Немцы вошли в местечко в конце лета, и сразу заговорили о том, что всех евреев будут расстреливать. Наши соседи – русские и украинцы тоже говорили моей маме об этом. Мама плакала и обнимала нас. Зимой в дом пришли немцы и выгнали нас на базарную площадь. Там было много народа. Все кричали и плакали. Затем нас загнали в какие-то дома (по-видимому, оставленные людьми, которые эвакуировались).

Мы жили очень скученно, в каждой комнате было много человек. Всю территорию, где были эти дома, обнесли колючей проволокой и не разрешали выходить за ее пределы. Каждый раз в дома приходили немцы и разбрасывали вещи и постели жильцов по комнате. Теперь я понимаю, что они грабили, отбирая все лучшее для себя.

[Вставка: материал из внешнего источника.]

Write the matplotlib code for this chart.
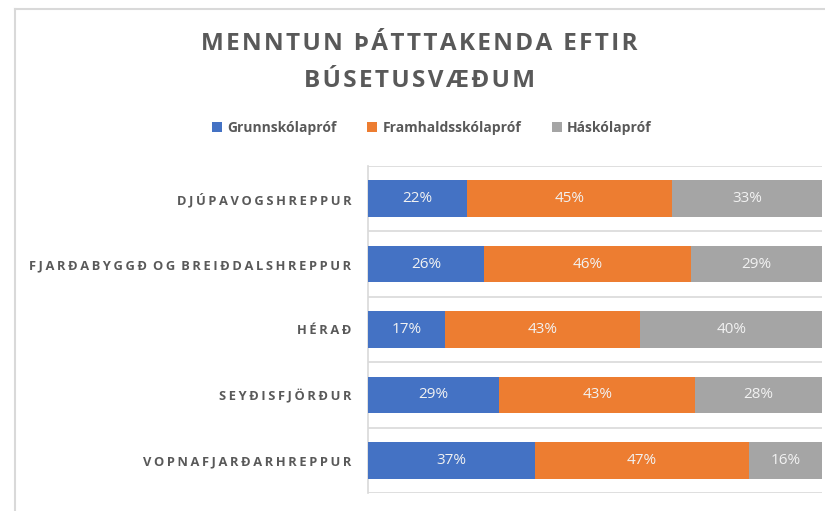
import matplotlib
matplotlib.use("Agg")
import matplotlib.pyplot as plt
from matplotlib.lines import Line2D
import numpy as np

categories = ["DJÚPAVOGSHREPPUR", "FJARÐABYGGÐ OG BREIÐDALSHREPPUR", "HÉRAÐ",
              "SEYÐISFJÖRÐUR", "VOPNAFJARÐARHREPPUR"]
series_names = ["Grunnskólapróf", "Framhaldsskólapróf", "Háskólapróf"]
grunn = [21.8, 25.6, 17.0, 28.9, 36.8]
framhald = [45.2, 45.6, 43.0, 43.2, 47.1]
haskoli = [33.0, 28.8, 40.0, 27.9, 16.1]
colors = ["#4472C4", "#ED7D31", "#A5A5A5"]
title_lines = ["MENNTUN ÞÁTTTAKENDA EFTIR", "BÚSETUSVÆÐUM"]

FAM = ["Open Sans", "DejaVu Sans"]
plt.rcParams['font.family'] = FAM
TXT = "#595959"


def spaced(s, sp="\u200a", wsep=" "):
    return wsep.join(sp.join(list(w)) for w in s.split(" "))


fig = plt.figure(figsize=(8.25, 5.11), dpi=100)
fig.patch.set_facecolor("white")
W, H = 825, 511
ax = fig.add_axes([368 / W, (H - 493) / H, (822 - 368) / W, (493 - 166) / H])

y = np.arange(len(categories))
left = np.zeros(len(categories))
series = [grunn, framhald, haskoli]
bh = 0.56
for vals, name, c in zip(series, series_names, colors):
    vals = np.array(vals)
    ax.barh(y, vals, left=left, height=bh, color=c, label=name, zorder=3)
    for yi, l, v in zip(y, left, vals):
        ax.text(l + v / 2, yi, f"{round(v):d}%", ha="center", va="center",
                color="#F2F2F2", fontsize=11, zorder=4)
    left = left + vals

ax.set_xlim(0, 100)
ax.set_ylim(len(categories) - 0.5, -0.5)
ax.set_xticks([])
ax.set_yticks(y)
ax.set_yticklabels([spaced(c, "\u2009", "\u2009 ") for c in categories], fontsize=9.3,
                   fontweight="bold", color=TXT)
ax.tick_params(axis="y", length=0, pad=12)
ax.set_yticks(np.arange(-0.5, len(categories)), minor=True)
ax.grid(which="minor", axis="y", color="#D9D9D9", linewidth=1.2, zorder=0)
ax.tick_params(which="minor", length=0)
for s in ["top", "right", "bottom"]:
    ax.spines[s].set_visible(False)
ax.spines["left"].set_color("#D9D9D9")
ax.spines["left"].set_linewidth(1.2)

# title
fig.text(419 / W, 1 - 44 / H, spaced(title_lines[0], "\u200a", "\u200a \u200a"),
         ha="center", va="center", fontsize=17.5, fontweight="bold", color=TXT)
fig.text(419 / W, 1 - 81 / H, spaced(title_lines[1]), ha="center", va="center",
         fontsize=17.5, fontweight="bold", color=TXT)

# legend
leg = fig.legend(loc="center", bbox_to_anchor=(432 / W, 1 - 128 / H), ncol=3,
                 frameon=False, handlelength=0.7, handleheight=0.7,
                 handletextpad=0.4, columnspacing=2.2,
                 prop={"size": 10, "weight": "bold"})
for t in leg.get_texts():
    t.set_color(TXT)

# chart frame border
fig.add_artist(Line2D([15 / W, 15 / W], [0, 1 - 9 / H], color="#D9D9D9", lw=1.5,
                      transform=fig.transFigure))
fig.add_artist(Line2D([15 / W, 1], [1 - 9 / H, 1 - 9 / H], color="#D9D9D9", lw=1.5,
                      transform=fig.transFigure))

fig.savefig("out.png", dpi=100, facecolor="white")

В одно морозное утро нас выгнали из домов на все ту же базарную площадь. Построили в колонну и куда-то повели. Мы шли день и ночь вдоль железной дороги, через поля. Колонну подгоняли, старики падали. Мы с мамой отстали от колонны, так как не успевали за взрослыми. Поздно ночью, не помню, в который по счету день, мы пришли к тому месту, куда согнали всех евреев. Это было "помещение" без крыши, только стены. Каждый день, вернее, утро, являлись немцы, и переводчик по-русски объявлял, что требуются швеи, сапожники, плотники и т.д. Люди думали, что их берут на работу, но обратно уже никто не возвращался. Мне уже было в ту зиму 7 лет, я все понимала. Мама тоже как-то собралась записаться "на работу", но я вцепилась в нее и не пустила. Не могу сказать, сколько мы там находились, мне тогда казалось, что долго.

Однажды к маме подошел какой-то мужчина и сказал:

– Фаня, ни ты, ни дети твои не похожи на евреев. Вы должны отсюда выбираться.

Он подошел к входной железной двери, открыл ее. Никого из охраны не было. По-видимому, грелись где-то, были уверены, что никто не сбежит. Кругом поле, засыпанное снегом, деревня, правда, была недалеко. Мы с мамой вышли наружу. Солнце светило в глаза, на снег было больно смотреть. Было очень холодно. Я думаю, что на наш уход никто из находившихся за дверью не обратил внимания. Ведь людей часто уводили куда-то.

На железнодорожной станции стояли составы с мадьярами (это я сейчас знаю,  а  в то время эти венгры для меня были немцами). Нам с братом давали печенье, конфеты,  а  мама тянула нас за руки, чтоб мы оттуда быстро уходили. Ночевали в поле, в стогу мама сделала нишу, и мы там спали.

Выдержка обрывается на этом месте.